Le retour médiéval de Matt Groening
Le créateur des «Simpson» a conçu une nouvelle série d'animation que Netflix a dévoilée vendredi. «Disenchantment» met en scène les sympathiques aventures d'une princesse alcoolo, d'un elfe amoureux et d'un mauvais génie
Dans le quatrième épisode de Disenchantment (Désenchantée), il y a cette scène touchante, durant laquelle la princesse rejetée en raison de son statut, qui a organisé une fête monstre au château, répète des manoeuvres d’approche pour se faire emmener danser. Elle varie les formules afin d’appâter les garçons, mais bien sûr, aucune ne sonne juste. Dans le monde de Matt Groening, marqué par une naïveté directe ou le sarcasme, ce bref moment pose une différence.
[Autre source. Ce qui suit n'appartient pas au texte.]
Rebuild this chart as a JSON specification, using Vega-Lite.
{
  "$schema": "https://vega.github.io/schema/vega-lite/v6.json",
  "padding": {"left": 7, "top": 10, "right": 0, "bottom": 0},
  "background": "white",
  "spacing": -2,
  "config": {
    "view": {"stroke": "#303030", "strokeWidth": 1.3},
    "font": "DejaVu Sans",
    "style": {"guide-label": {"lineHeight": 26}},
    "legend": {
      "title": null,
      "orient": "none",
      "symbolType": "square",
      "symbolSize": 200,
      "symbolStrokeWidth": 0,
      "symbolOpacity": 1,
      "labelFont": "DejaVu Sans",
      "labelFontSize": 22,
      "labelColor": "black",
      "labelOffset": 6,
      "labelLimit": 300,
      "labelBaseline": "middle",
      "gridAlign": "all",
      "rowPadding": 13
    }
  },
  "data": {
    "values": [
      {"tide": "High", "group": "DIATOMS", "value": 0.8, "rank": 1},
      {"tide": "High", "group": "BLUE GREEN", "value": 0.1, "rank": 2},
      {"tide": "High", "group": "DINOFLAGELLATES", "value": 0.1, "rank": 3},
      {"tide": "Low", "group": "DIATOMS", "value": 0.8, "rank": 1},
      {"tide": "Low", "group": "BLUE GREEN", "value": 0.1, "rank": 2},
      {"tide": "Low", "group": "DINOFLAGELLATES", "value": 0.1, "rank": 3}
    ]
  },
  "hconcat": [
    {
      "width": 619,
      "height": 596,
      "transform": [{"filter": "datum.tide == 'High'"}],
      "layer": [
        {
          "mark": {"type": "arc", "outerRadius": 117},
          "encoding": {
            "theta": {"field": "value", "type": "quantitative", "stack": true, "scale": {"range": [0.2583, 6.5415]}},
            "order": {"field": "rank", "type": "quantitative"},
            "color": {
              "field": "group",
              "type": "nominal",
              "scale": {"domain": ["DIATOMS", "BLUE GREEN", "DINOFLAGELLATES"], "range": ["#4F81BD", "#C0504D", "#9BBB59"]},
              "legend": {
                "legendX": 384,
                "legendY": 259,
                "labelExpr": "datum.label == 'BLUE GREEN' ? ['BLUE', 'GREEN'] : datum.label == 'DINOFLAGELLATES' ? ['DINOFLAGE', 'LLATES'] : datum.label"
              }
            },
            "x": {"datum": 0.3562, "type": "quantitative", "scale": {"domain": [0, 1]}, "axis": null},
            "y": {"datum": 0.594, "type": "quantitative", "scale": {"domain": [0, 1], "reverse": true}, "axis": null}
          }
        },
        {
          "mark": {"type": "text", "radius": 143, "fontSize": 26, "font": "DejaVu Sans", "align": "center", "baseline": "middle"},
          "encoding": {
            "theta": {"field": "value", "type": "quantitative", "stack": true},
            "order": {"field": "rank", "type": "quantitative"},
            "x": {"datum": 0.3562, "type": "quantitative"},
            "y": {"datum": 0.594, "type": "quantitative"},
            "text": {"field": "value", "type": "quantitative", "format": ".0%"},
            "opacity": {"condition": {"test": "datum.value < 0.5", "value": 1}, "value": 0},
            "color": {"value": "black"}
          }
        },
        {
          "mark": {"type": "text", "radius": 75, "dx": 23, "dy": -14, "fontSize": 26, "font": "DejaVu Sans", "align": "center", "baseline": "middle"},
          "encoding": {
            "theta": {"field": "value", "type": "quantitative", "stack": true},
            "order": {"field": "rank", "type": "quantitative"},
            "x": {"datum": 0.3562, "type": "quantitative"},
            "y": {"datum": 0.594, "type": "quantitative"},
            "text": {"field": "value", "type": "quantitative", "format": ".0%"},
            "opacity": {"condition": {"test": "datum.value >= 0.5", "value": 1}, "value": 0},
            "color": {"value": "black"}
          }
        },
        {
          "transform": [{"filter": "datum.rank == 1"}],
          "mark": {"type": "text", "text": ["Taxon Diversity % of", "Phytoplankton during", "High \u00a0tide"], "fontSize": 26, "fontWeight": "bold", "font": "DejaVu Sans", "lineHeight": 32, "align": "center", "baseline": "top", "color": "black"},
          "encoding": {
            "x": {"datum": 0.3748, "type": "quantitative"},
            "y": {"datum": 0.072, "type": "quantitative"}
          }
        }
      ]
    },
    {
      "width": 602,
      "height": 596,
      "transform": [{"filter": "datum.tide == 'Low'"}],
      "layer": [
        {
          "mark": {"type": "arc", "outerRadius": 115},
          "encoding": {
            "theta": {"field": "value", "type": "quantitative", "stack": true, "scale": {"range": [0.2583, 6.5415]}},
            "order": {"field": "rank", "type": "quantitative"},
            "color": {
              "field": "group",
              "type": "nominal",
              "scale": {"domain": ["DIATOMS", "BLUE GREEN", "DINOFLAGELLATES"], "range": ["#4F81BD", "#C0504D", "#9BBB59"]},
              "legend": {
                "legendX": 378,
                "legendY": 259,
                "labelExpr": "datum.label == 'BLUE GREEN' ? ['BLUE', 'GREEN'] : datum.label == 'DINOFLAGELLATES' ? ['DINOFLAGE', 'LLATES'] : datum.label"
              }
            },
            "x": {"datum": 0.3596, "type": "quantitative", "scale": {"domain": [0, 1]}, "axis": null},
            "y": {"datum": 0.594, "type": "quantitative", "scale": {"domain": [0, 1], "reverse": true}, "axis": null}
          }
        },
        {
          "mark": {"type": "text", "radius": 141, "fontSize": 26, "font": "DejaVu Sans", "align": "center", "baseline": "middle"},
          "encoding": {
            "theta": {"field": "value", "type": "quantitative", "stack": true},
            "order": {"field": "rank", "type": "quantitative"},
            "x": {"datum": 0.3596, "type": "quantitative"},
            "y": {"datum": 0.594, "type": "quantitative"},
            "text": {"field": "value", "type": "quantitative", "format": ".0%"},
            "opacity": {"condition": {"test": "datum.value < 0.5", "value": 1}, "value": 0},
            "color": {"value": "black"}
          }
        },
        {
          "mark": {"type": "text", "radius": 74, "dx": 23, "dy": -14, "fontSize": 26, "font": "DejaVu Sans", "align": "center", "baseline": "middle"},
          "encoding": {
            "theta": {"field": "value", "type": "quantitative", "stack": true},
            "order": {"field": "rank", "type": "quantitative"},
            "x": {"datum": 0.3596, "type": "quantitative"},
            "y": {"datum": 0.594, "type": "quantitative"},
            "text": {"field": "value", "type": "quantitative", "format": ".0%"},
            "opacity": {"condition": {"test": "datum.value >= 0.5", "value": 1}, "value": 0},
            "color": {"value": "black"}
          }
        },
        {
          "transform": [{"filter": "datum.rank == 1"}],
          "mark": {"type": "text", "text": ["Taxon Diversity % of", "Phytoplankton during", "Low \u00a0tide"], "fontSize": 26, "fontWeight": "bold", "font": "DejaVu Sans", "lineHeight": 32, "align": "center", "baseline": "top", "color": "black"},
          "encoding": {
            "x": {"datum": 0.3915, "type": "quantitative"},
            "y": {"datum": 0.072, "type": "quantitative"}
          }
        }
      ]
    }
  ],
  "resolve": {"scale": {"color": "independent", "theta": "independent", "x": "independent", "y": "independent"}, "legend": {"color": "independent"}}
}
Netflix a dévoilé vendredi dernier la nouvelle création du scénariste américain, la troisième de sa carrière. On lui doit Les Simpson, institution télévisuelle qui fêtera ses 30 ans l’année prochaine. Il avait aussi imaginé l’animation de science-fiction foutraque Futurama (1999-2003).
Pour Netflix, l’enrôlement de Matt Groening, avec son compère Josh Weinstein, constitue l’une de ses nombreuses prises de choix, avec Shonda Rhimes (Scandal) ou Ryan Murphy (Nip/Tuck, 9-1-1). Les piliers du bon vieux paysage télévisuel apportent leur prestige au site de streaming. Dans le cas de Matt Groening, l’apport est accru par la rareté des interventions de l’artiste.
Une princesse bien entourée
Disenchantment ne déconcerte pas les amateurs sur le plan visuel. L’esthétique des Simpson se retrouve ici, en moins jaune, et même avec des colorations plus variées. L’aspect des humains, en particulier l’héroïne, rappelle les lignes de la série mère. L’originalité, ici – comme dans Futurama naguère – vient des autres créatures.
Au coeur de l’histoire, donc, la princesse Tiabeanie, dite Bean, doublée par Abbi Jacobson (Broad City). Elle s’ennuie ferme le jour dans sa chambre, et picole le soir en tavernes. Son crétin de père cherche à la marier pour nouer des alliances politiques, mais les divers essais échouent, aussi bien par sa faute à elle que celle des balourds concernés. Un mystérieux couple de fomenteurs malfaisants à lunettes de soleil envoie à ses côtés un mauvais esprit qui se révèle en fait utile, mais qui a la mission de faire pencher Bean vers les ténèbres. A l’inverse, la jeune femme isolée est rejointe par un petit elfe désireux de parcourir le monde.
Dans ce monde de mystères dans les bois, de villages cossus et de châteaux perchés au-dessus de la mer, le trio va se frotter à des nains en combat contre des ogres, ou à une géante rouquine censée être la petite amie de l’elfe, lequel en pince secrètement pour la princesse. Chaque épisode, d’une durée de 37 minutes, met en scène une nouvelle aventure de ces improbables amis.
Matt Groening a dit avoir rêvé d’un univers de forêts enchantées depuis son adolescence. A présent, il s’accorde ce plaisir, et le partage avec talent. Ni cynique ni parodique, Disenchantment propose une balade dans un médiéval fantastique sympathique, loin des pesants enjeux des adaptations de Tolkien.